14 AGOSTO

14 Agosto 2023

Oggi, ma nel 1861, a Pontelandolfo e a Casalduni, in provincia di Benevento, si consumava la rappresaglia del regio Esercito italiano, comandato dal generale Enrico Cialdini. I bersaglieri fucilavano i civili, seviziavano e stupravano le donne, dopo aver stanato la popolazione incendiando le abitazioni. Incaricati dell’operazione (nella foto, particolare, una delle iconografie degli avvenimenti) erano il colonnello Pier Eleonoro Negri, già medaglia d’oro al valor militare, dall’1 giugno di quel 1861, per la ricognizione del Garigliano, del 29 ottobre 1860, e il maggiore Carlo Melegari, entrambi fanti piumati. Erano alla testa di due reparti della divisione guidata dal generale Maurizio Gerbaix De Sonnaz.

Le vittime erano 13: 11 maschi e 2 femmine. Il controverso evento del 14 agosto 1861 rimarrà negli annali, non solo del neo unificato regno del sovrano sabaudo Vittorio Emanuele II, ma anche della successiva epopea repubblicana. Il 14 agosto 2011, un secolo e mezzo dopo quello sciagurato avvenimento, Giuliano Amato, in qualità di presidente del Comitato per le celebrazioni del 150° anniversario dell’unificazione nazionale, quale delegato del capo dello Stato Giorgio Napolitano, porgerà ufficialmente le scuse della Repubblica con una lettera al sindaco di Ponteladolfo, Cosimo Testa.

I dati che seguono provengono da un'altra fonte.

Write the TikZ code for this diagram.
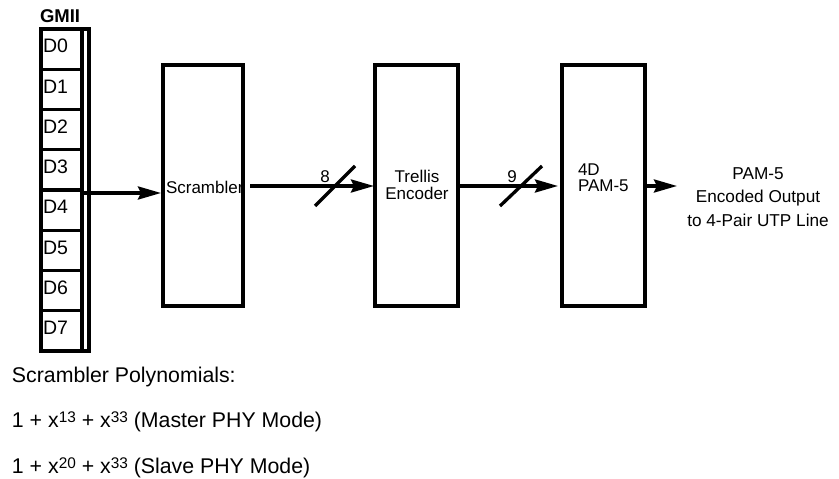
\documentclass[tikz,border=0pt]{standalone}
\usepackage{fontspec}
\setmainfont{Liberation Sans}
\usetikzlibrary{arrows.meta,positioning}

\newcommand\polyexp[1]{\raisebox{5pt}{\fontsize{15.4}{16}\selectfont #1}}

\begin{document}
\begin{tikzpicture}
  [x=1pt, y=-1pt,
    every node/.style={inner sep=0pt, outer sep=0pt, font=\fontsize{17}{18}\selectfont},
    cell/.style={draw, line width=3.3pt, minimum height=40.25pt, text width=37pt, inner xsep=2pt,
      text depth=6pt, align=left, font=\fontsize{19.5}{20}\selectfont},
    busbar/.style={draw, line width=3.3pt, minimum width=7pt, minimum height=322pt, anchor=north west},
    box/.style={draw, line width=3.3pt, minimum height=241pt},
    sig/.style={line width=3.3pt, -{Stealth[length=23pt, width=13pt, inset=3pt]}},
    slash/.style={line width=3.3pt},
    poly/.style={anchor=base west, font=\fontsize{21.3}{22}\selectfont},
]
\useasboundingbox (0,0) rectangle (839,479);

% GMII register
\node[cell, anchor=north west] (d0) at (41,29) {D0};
\node[cell, below=0pt of d0] (d1) {D1};
\node[cell, below=0pt of d1] (d2) {D2};
\node[cell, below=0pt of d2] (d3) {D3};
\node[cell, below=0pt of d3] (d4) {D4};
\node[cell, below=0pt of d4] (d5) {D5};
\node[cell, below=0pt of d5] (d6) {D6};
\node[cell, below=0pt of d6] (d7) {D7};
\node[busbar] (bus) at (d0.north east) {};
\node[anchor=base west, font=\fontsize{18.5}{19}\selectfont\bfseries] (gmii) at (40,22) {GMII};

% blocks
\node[box, minimum width=80pt] (scr) at (203,185.5) {};
\node[box, minimum width=83pt] (trel) at (416.5,185.5) {};
\node[box, minimum width=83pt] (pam) at (603.5,185.5) {};
\node[anchor=base west] (scrtxt) at (166,193) {Scrambler};
\node[align=center, font=\fontsize{17}{17.5}\selectfont] (treltxt) at (417,185) {Trellis\\Encoder};
\node[align=left, anchor=west, font=\fontsize{17}{16}\selectfont] (pamtxt) at (578,178) {4D\\PAM-5};

% connectors
\coordinate (s8) at (335,186);
\coordinate (s9) at (521,186);
\draw[sig] ([yshift=-3pt]d4.north east) -- ([xshift=-2pt, yshift=-3pt]d4.north east -| scr.west);
\draw[sig] ([xshift=7pt]scr.east |- s8) -- ([xshift=-1pt]trel.west |- s8);
\draw[slash] ([shift={(-20,20)}]s8) -- ([shift={(20,-20)}]s8);
\node (n8) at (325,177) {8};
\draw[sig] (trel.east |- s9) -- ([xshift=-4pt]pam.west |- s9);
\draw[slash] ([shift={(-21,20)}]s9) -- ([shift={(21,-20)}]s9);
\node (n9) at (512,177) {9};
\draw[sig] (pam.east |- s9) -- ++(32,0) coordinate (outend);
\node[align=center, font=\fontsize{17.2}{23.5}\selectfont] (out) at (758,197) {PAM-5\\Encoded Output\\to 4-Pair UTP Line};

% polynomials
\node[poly] (polytitle) at (12,382) {Scrambler Polynomials:};
\node[poly] (master) at (12,427.5) {1 + x\polyexp{13} + x\polyexp{33} (Master PHY Mode)};
\node[poly] (slave) at (12,473) {1 + x\polyexp{20} + x\polyexp{33} (Slave PHY Mode)};
\end{tikzpicture}
\end{document}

Prima del 14 agosto 1861, il 7, sempre a Pontelandolfo e Casalduni, vi era stata la sommossa popolare di protesta alla proclamazione del regno d’Italia da parte degli ex sudditi del regno delle due Sicilie, coadiuvati dai reazionari. Ossia da coloro che avevano già militato nel disciolto esercito borbonico. Fondamentalmente era stata una manifestazione d’odio verso i piemontesi. Particolare ruolo aveva avuto il brigante Cosimo Giordano, originario di Cerreto Sannita, classe 1839, già sergente di sua maestà Francesco II di Borbone. La sua figura era collegata alla mattanza di 40 soldati del regio Esercito italiano e di 4 carabinieri reali, che aveva poi scatenato la reazione di Cialdini. Prima dell’assalto del 14, infatti, c’era stata pure la ricognizione militare che aveva visto alla testa della spedizione il luogotenente Cesare Augusto Bracci, con 40 armati della Guardia nazionale italiana, corpo inquadrato nel regio Esercito e concepito prevalentemente per la repressione del brigantaggio post-unitario, e di 4 rappresentanti dell’Arma. Lo stesso Bracci aveva avuto sorte orribile. Era stato catturato, torturato per 8 ore, lapidato a morte, decapitato e la testa era stata infilzata sulla croce della chiesa di Pontelandolfo come monito.